++++ TASK MATERIAL ++++
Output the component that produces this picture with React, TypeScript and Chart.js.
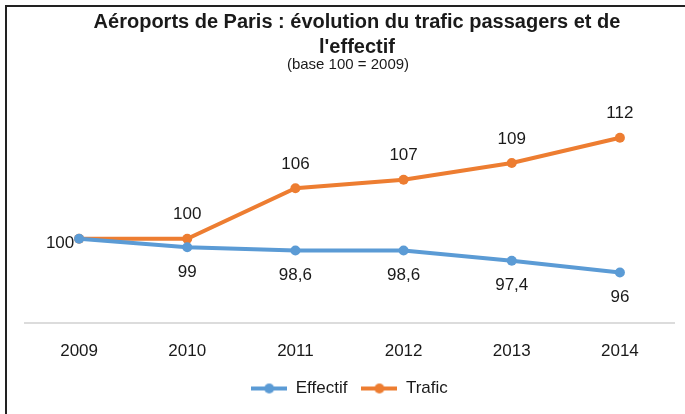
import React, { useEffect, useRef } from "react";
import { Chart, registerables } from "chart.js";

Chart.register(...registerables);

const years = ["2009", "2010", "2011", "2012", "2013", "2014"];
const effectif = [100, 99, 98.6, 98.6, 97.4, 96];
const trafic = [100, 100, 106, 107, 109, 112];
const seriesNames = ["Effectif", "Trafic"];
const titleLines = ["Aéroports de Paris : évolution du trafic passagers et de", "l'effectif"];
const subtitleText = "(base 100 = 2009)";

const BLUE = "#5B9BD5";
const ORANGE = "#ED7D31";
const TEXT = "#1a1a1a";
const FONT = "'Liberation Sans', Arial, sans-serif";

function legendIcon(color: string): HTMLCanvasElement {
  const c = document.createElement("canvas");
  c.width = 36;
  c.height = 12;
  const ctx = c.getContext("2d")!;
  ctx.strokeStyle = color;
  ctx.lineWidth = 4;
  ctx.beginPath();
  ctx.moveTo(0, 6);
  ctx.lineTo(36, 6);
  ctx.stroke();
  ctx.fillStyle = color;
  ctx.beginPath();
  ctx.arc(18, 6, 5, 0, Math.PI * 2);
  ctx.fill();
  return c;
}

const fmt = (v: number) => String(v).replace(".", ",");

const framePlugin = {
  id: "frameTitle",
  beforeDraw(chart: any) {
    const ctx = chart.ctx;
    ctx.save();
    ctx.fillStyle = "#fff";
    ctx.fillRect(0, 0, chart.width, chart.height);
    ctx.strokeStyle = "#222";
    ctx.lineWidth = 2;
    ctx.beginPath();
    ctx.moveTo(6, chart.height);
    ctx.lineTo(6, 6);
    ctx.lineTo(chart.width, 6);
    ctx.stroke();
    ctx.fillStyle = TEXT;
    ctx.textAlign = "center";
    ctx.textBaseline = "middle";
    ctx.font = `bold 20px ${FONT}`;
    ctx.fillText(titleLines[0], 357, 22);
    ctx.fillText(titleLines[1], 357, 47);
    ctx.font = `15px ${FONT}`;
    ctx.fillText(subtitleText, 348, 65);
    ctx.restore();
  },
};

const labelPlugin = {
  id: "pointLabels",
  afterDatasetsDraw(chart: any) {
    const ctx = chart.ctx;
    ctx.save();
    ctx.fillStyle = TEXT;
    ctx.font = `17px ${FONT}`;
    ctx.textAlign = "center";
    ctx.textBaseline = "middle";
    chart.data.datasets.forEach((ds: any, di: number) => {
      const meta = chart.getDatasetMeta(di);
      meta.data.forEach((pt: any, i: number) => {
        const v = ds.data[i];
        if (di === 0) {
          if (i === 0) return;
          ctx.fillText(fmt(v), pt.x, pt.y + 25);
        } else {
          if (i === 0) ctx.fillText(fmt(v), pt.x - 19, pt.y + 5);
          else ctx.fillText(fmt(v), pt.x, pt.y - 24);
        }
      });
    });
    ctx.restore();
  },
};

export default function App() {
  const ref = useRef<HTMLCanvasElement>(null);
  useEffect(() => {
    document.body.style.margin = "0";
    const icons = [legendIcon(BLUE), legendIcon(ORANGE)];
    const chart = new Chart(ref.current!, {
      type: "line",
      data: {
        labels: years,
        datasets: [
          {
            label: seriesNames[0],
            data: effectif,
            borderColor: BLUE,
            backgroundColor: BLUE,
            borderWidth: 4,
            pointRadius: 5,
            pointBackgroundColor: BLUE,
            pointBorderWidth: 0,
            tension: 0,
          },
          {
            label: seriesNames[1],
            data: trafic,
            borderColor: ORANGE,
            backgroundColor: ORANGE,
            borderWidth: 4,
            pointRadius: 5,
            pointBackgroundColor: ORANGE,
            pointBorderWidth: 0,
            tension: 0,
          },
        ],
      },
      options: {
        responsive: false,
        animation: false,
        layout: { padding: { top: 104, left: 25, right: 11, bottom: 7 } },
        scales: {
          x: {
            offset: true,
            grid: { display: false },
            border: { display: true, color: "#dcdcdc", width: 2 },
            ticks: { padding: 10, color: TEXT, font: { size: 17, family: FONT } },
            afterFit: (scale: any) => {
              scale.height = 43;
            },
          },
          y: { display: false, min: 90, max: 116 },
        },
        plugins: {
          legend: {
            position: "bottom",
            labels: {
              usePointStyle: true,
              pointStyleWidth: 36,
              padding: 14,
              color: TEXT,
              font: { size: 17, family: FONT },
              generateLabels: (chart: any) => {
                const items = Chart.defaults.plugins.legend.labels.generateLabels(chart);
                return items.map((it: any, i: number) => ({ ...it, pointStyle: icons[i] }));
              },
            },
          },
          title: { display: false },
          tooltip: { enabled: false },
        },
      },
      plugins: [framePlugin, labelPlugin],
    });
    return () => chart.destroy();
  }, []);
  return <canvas ref={ref} width={685} height={414} />;
}
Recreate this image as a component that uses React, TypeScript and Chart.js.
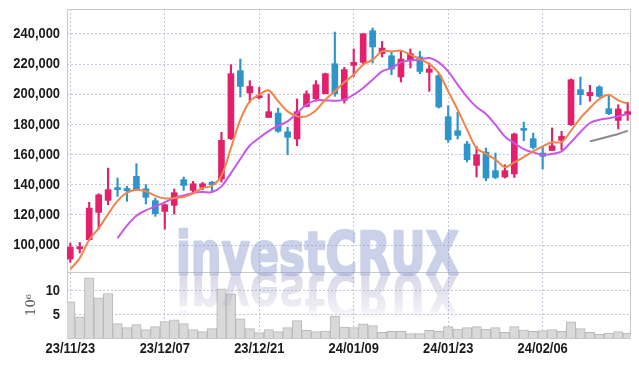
++++
§ **GOAL**
Retype the entries word for word. Omit any images.

§ **EXPECTED OUTPUT**
Output the component that produces this picture with React, TypeScript and Chart.js.
import React, { useEffect, useRef } from "react";
import { Chart, registerables } from "chart.js";

Chart.register(...registerables);

const years = ["2009", "2010", "2011", "2012", "2013", "2014"];
const effectif = [100, 99, 98.6, 98.6, 97.4, 96];
const trafic = [100, 100, 106, 107, 109, 112];
const seriesNames = ["Effectif", "Trafic"];
const titleLines = ["Aéroports de Paris : évolution du trafic passagers et de", "l'effectif"];
const subtitleText = "(base 100 = 2009)";

const BLUE = "#5B9BD5";
const ORANGE = "#ED7D31";
const TEXT = "#1a1a1a";
const FONT = "'Liberation Sans', Arial, sans-serif";

function legendIcon(color: string): HTMLCanvasElement {
  const c = document.createElement("canvas");
  c.width = 36;
  c.height = 12;
  const ctx = c.getContext("2d")!;
  ctx.strokeStyle = color;
  ctx.lineWidth = 4;
  ctx.beginPath();
  ctx.moveTo(0, 6);
  ctx.lineTo(36, 6);
  ctx.stroke();
  ctx.fillStyle = color;
  ctx.beginPath();
  ctx.arc(18, 6, 5, 0, Math.PI * 2);
  ctx.fill();
  return c;
}

const fmt = (v: number) => String(v).replace(".", ",");

const framePlugin = {
  id: "frameTitle",
  beforeDraw(chart: any) {
    const ctx = chart.ctx;
    ctx.save();
    ctx.fillStyle = "#fff";
    ctx.fillRect(0, 0, chart.width, chart.height);
    ctx.strokeStyle = "#222";
    ctx.lineWidth = 2;
    ctx.beginPath();
    ctx.moveTo(6, chart.height);
    ctx.lineTo(6, 6);
    ctx.lineTo(chart.width, 6);
    ctx.stroke();
    ctx.fillStyle = TEXT;
    ctx.textAlign = "center";
    ctx.textBaseline = "middle";
    ctx.font = `bold 20px ${FONT}`;
    ctx.fillText(titleLines[0], 357, 22);
    ctx.fillText(titleLines[1], 357, 47);
    ctx.font = `15px ${FONT}`;
    ctx.fillText(subtitleText, 348, 65);
    ctx.restore();
  },
};

const labelPlugin = {
  id: "pointLabels",
  afterDatasetsDraw(chart: any) {
    const ctx = chart.ctx;
    ctx.save();
    ctx.fillStyle = TEXT;
    ctx.font = `17px ${FONT}`;
    ctx.textAlign = "center";
    ctx.textBaseline = "middle";
    chart.data.datasets.forEach((ds: any, di: number) => {
      const meta = chart.getDatasetMeta(di);
      meta.data.forEach((pt: any, i: number) => {
        const v = ds.data[i];
        if (di === 0) {
          if (i === 0) return;
          ctx.fillText(fmt(v), pt.x, pt.y + 25);
        } else {
          if (i === 0) ctx.fillText(fmt(v), pt.x - 19, pt.y + 5);
          else ctx.fillText(fmt(v), pt.x, pt.y - 24);
        }
      });
    });
    ctx.restore();
  },
};

export default function App() {
  const ref = useRef<HTMLCanvasElement>(null);
  useEffect(() => {
    document.body.style.margin = "0";
    const icons = [legendIcon(BLUE), legendIcon(ORANGE)];
    const chart = new Chart(ref.current!, {
      type: "line",
      data: {
        labels: years,
        datasets: [
          {
            label: seriesNames[0],
            data: effectif,
            borderColor: BLUE,
            backgroundColor: BLUE,
            borderWidth: 4,
            pointRadius: 5,
            pointBackgroundColor: BLUE,
            pointBorderWidth: 0,
            tension: 0,
          },
          {
            label: seriesNames[1],
            data: trafic,
            borderColor: ORANGE,
            backgroundColor: ORANGE,
            borderWidth: 4,
            pointRadius: 5,
            pointBackgroundColor: ORANGE,
            pointBorderWidth: 0,
            tension: 0,
          },
        ],
      },
      options: {
        responsive: false,
        animation: false,
        layout: { padding: { top: 104, left: 25, right: 11, bottom: 7 } },
        scales: {
          x: {
            offset: true,
            grid: { display: false },
            border: { display: true, color: "#dcdcdc", width: 2 },
            ticks: { padding: 10, color: TEXT, font: { size: 17, family: FONT } },
            afterFit: (scale: any) => {
              scale.height = 43;
            },
          },
          y: { display: false, min: 90, max: 116 },
        },
        plugins: {
          legend: {
            position: "bottom",
            labels: {
              usePointStyle: true,
              pointStyleWidth: 36,
              padding: 14,
              color: TEXT,
              font: { size: 17, family: FONT },
              generateLabels: (chart: any) => {
                const items = Chart.defaults.plugins.legend.labels.generateLabels(chart);
                return items.map((it: any, i: number) => ({ ...it, pointStyle: icons[i] }));
              },
            },
          },
          title: { display: false },
          tooltip: { enabled: false },
        },
      },
      plugins: [framePlugin, labelPlugin],
    });
    return () => chart.destroy();
  }, []);
  return <canvas ref={ref} width={685} height={414} />;
}
Recreate this image as a component that uses React, TypeScript and Chart.js.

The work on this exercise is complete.